* _Material provided_:
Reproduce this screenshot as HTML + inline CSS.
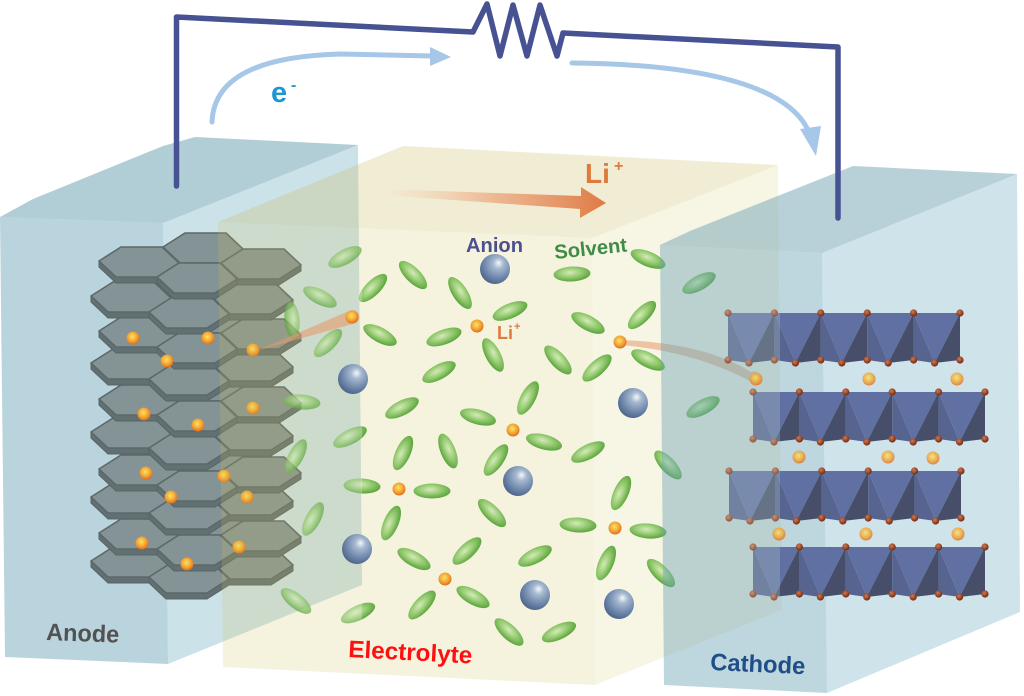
* * *
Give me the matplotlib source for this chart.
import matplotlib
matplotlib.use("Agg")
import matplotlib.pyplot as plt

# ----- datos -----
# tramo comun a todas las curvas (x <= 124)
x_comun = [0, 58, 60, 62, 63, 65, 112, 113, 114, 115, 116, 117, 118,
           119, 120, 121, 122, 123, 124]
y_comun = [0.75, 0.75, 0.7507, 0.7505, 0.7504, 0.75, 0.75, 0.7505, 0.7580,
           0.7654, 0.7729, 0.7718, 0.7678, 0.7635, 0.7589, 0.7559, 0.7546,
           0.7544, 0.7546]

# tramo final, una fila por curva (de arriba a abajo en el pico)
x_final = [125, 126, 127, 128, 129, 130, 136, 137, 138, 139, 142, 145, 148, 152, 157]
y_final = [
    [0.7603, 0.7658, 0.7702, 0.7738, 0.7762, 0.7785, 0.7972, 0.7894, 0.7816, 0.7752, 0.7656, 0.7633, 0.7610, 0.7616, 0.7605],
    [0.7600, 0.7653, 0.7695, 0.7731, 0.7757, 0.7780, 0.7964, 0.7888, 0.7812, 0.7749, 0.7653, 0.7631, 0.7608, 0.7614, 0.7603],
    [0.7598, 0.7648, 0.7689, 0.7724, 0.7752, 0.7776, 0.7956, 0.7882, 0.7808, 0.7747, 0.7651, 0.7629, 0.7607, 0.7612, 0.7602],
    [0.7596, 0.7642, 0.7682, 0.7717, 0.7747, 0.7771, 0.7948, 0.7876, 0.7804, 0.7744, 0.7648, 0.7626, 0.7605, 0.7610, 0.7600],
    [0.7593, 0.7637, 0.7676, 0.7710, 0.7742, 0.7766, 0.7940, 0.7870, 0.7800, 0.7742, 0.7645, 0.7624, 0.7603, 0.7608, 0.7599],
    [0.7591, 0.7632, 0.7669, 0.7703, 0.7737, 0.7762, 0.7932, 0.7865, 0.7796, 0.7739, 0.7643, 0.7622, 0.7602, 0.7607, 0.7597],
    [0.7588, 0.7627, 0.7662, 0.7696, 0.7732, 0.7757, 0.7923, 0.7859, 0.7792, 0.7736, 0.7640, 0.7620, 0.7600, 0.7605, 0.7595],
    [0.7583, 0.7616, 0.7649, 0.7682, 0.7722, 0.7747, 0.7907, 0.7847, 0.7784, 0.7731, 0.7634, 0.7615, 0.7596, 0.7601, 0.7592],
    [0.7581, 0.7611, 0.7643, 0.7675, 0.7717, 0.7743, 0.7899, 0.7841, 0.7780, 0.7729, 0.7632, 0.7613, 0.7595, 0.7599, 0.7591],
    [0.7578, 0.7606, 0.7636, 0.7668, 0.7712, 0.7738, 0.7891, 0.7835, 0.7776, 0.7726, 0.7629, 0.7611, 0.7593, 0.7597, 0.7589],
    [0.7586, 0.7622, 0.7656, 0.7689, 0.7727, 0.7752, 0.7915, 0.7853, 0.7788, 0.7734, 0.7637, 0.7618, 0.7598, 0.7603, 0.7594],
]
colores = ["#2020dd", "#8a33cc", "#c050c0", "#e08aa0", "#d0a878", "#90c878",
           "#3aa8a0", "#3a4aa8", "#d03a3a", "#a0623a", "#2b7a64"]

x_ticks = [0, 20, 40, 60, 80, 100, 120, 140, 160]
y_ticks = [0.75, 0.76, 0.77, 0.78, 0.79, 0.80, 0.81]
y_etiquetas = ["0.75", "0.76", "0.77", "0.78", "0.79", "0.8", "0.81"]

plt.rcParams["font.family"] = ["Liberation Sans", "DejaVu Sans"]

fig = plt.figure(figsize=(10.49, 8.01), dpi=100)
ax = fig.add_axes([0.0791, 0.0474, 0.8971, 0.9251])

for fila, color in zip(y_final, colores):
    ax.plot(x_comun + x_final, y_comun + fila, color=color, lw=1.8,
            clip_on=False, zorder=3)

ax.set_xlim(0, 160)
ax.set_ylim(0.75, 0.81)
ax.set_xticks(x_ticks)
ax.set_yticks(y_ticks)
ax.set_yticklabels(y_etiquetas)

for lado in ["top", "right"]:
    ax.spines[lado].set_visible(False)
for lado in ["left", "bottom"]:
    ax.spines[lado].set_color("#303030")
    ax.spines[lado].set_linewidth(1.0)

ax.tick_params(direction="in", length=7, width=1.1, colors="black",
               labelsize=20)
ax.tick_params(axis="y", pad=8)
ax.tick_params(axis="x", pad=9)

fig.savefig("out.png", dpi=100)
* * *
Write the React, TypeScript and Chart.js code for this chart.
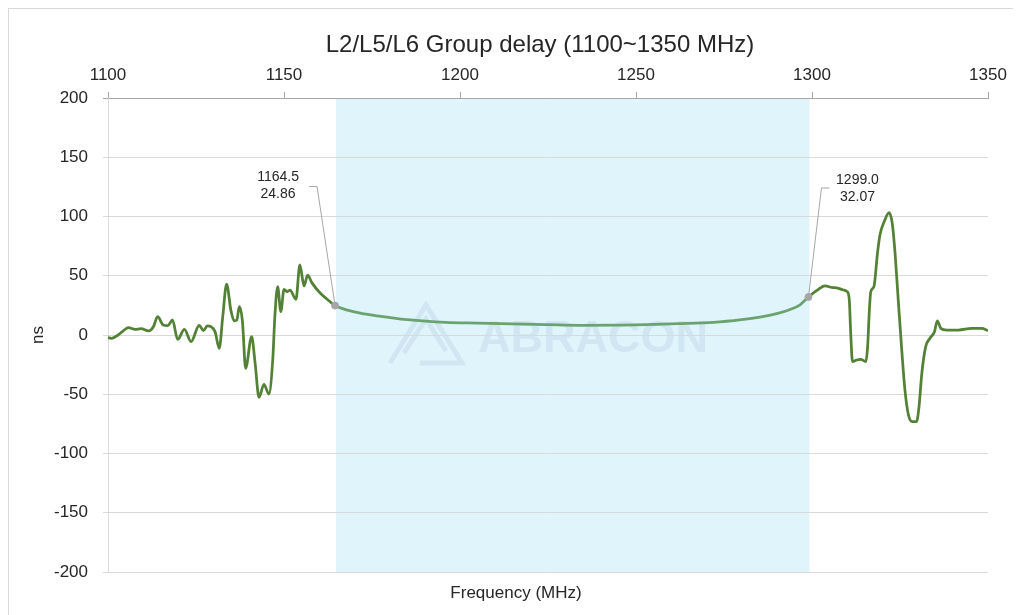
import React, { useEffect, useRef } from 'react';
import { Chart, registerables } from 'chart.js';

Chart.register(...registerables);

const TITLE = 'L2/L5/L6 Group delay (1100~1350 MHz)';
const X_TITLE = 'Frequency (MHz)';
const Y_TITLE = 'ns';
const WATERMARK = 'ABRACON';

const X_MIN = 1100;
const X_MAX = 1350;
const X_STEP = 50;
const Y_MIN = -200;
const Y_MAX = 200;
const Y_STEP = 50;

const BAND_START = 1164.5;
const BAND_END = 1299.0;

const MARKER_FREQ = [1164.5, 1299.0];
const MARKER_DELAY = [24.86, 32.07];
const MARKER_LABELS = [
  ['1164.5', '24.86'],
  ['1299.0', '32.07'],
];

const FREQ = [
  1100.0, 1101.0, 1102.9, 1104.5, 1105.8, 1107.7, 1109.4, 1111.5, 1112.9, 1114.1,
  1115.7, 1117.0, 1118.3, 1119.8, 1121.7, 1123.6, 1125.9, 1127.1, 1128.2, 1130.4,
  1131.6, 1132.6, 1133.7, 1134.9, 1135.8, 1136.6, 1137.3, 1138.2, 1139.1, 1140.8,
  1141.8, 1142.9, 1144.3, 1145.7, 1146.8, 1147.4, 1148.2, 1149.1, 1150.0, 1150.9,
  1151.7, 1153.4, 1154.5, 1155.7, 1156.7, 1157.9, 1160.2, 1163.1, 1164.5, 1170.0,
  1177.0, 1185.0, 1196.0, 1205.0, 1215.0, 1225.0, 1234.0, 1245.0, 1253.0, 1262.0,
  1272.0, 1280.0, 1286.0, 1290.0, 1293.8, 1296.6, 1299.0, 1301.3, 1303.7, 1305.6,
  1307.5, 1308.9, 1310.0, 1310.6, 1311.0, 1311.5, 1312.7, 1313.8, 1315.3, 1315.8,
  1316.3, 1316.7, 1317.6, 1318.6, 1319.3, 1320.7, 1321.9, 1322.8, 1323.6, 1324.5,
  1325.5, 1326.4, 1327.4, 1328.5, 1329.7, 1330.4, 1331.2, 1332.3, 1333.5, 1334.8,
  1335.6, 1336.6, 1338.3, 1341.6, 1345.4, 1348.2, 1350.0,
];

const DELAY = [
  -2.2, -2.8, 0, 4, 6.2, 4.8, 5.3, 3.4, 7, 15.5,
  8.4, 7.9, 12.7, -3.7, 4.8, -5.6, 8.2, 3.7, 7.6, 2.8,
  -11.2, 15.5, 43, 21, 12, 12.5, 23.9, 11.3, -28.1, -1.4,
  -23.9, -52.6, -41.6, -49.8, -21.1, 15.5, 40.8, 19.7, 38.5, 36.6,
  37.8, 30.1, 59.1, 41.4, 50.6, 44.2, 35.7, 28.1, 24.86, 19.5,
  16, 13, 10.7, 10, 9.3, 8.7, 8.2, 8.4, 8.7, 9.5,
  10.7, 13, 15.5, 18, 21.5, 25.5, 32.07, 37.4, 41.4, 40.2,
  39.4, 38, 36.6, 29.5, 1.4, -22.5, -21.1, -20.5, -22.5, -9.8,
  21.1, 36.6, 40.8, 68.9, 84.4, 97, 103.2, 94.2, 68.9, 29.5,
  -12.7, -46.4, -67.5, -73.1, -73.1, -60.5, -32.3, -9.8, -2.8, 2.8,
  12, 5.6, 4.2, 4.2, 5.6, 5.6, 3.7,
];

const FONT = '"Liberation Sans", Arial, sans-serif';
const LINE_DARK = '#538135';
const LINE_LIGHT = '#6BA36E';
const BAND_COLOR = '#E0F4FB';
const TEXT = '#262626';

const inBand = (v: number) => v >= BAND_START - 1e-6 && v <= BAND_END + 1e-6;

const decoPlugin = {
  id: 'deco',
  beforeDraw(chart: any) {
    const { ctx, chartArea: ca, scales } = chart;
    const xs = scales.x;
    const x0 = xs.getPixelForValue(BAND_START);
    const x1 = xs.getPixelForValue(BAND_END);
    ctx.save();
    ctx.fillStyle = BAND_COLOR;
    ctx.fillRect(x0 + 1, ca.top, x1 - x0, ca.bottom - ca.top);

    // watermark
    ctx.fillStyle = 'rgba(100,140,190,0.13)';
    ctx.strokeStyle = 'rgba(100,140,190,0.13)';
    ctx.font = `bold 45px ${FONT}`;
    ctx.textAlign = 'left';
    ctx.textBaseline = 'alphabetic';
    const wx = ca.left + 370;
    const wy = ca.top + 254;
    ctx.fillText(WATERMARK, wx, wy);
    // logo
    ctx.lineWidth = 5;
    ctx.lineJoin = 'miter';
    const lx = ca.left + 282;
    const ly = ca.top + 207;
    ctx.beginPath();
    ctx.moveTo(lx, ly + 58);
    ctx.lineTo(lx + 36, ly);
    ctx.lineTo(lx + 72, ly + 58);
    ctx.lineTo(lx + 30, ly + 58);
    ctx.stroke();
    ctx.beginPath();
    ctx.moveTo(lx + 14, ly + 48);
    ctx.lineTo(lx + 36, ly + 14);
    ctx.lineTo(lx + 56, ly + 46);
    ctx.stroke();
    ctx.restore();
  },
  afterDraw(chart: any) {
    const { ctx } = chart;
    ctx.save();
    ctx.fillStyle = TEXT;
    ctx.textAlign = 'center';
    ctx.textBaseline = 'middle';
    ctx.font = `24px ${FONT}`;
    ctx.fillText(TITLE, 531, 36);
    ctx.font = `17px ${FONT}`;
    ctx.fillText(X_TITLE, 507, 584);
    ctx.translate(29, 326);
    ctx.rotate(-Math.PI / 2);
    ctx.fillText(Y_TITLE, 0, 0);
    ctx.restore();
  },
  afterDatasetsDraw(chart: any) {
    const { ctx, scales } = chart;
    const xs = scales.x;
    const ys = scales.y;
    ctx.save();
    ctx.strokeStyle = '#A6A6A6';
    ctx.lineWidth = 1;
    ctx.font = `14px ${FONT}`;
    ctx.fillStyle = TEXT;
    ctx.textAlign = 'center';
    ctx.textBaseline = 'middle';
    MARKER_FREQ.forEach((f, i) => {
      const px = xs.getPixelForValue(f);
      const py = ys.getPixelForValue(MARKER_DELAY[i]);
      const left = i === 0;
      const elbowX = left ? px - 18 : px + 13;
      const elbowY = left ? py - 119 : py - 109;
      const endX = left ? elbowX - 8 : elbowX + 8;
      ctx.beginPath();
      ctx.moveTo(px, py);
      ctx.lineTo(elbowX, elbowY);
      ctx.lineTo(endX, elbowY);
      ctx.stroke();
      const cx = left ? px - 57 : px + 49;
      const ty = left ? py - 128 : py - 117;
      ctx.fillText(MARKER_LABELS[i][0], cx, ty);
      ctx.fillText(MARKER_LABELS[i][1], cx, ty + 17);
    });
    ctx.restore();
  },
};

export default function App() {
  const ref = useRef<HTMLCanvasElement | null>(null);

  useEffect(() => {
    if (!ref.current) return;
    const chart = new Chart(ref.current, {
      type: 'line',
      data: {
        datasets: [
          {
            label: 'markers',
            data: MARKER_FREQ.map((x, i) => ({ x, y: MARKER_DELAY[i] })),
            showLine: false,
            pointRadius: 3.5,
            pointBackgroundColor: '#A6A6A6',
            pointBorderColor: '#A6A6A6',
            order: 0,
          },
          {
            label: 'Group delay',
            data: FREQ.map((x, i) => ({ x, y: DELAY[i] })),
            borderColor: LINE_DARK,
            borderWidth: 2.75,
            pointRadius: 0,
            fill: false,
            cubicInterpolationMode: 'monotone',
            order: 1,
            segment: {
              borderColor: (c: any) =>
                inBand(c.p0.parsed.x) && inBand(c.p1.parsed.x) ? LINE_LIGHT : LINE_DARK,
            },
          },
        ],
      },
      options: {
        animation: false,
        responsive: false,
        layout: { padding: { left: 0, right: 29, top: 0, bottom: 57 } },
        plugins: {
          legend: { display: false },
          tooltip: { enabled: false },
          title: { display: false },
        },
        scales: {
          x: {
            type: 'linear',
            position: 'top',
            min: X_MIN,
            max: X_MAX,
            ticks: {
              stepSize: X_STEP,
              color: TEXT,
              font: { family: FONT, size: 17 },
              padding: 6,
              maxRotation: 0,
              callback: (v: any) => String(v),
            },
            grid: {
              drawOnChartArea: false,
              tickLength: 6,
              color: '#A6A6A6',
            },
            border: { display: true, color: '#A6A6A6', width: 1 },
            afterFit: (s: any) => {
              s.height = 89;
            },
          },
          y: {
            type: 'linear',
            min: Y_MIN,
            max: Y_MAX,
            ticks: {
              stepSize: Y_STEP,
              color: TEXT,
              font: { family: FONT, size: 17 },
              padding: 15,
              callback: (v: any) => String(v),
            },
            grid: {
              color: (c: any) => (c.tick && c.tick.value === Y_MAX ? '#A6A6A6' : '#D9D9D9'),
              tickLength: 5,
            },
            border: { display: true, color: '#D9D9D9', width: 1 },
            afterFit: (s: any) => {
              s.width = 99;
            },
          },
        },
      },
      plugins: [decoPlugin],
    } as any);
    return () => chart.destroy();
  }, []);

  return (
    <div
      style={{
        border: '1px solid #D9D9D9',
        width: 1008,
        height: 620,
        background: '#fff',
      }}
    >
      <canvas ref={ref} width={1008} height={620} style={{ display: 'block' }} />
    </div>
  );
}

* _Your task_: Any pictures should be left out. Reproduce every line from the one holding "Write the React, TypeScript" down to the one holding "Chart.register(...registerables);", both of those lines included.

* _Exercise result_:
Write the React, TypeScript and Chart.js code for this chart.
import React, { useEffect, useRef } from 'react';
import { Chart, registerables } from 'chart.js';

Chart.register(...registerables);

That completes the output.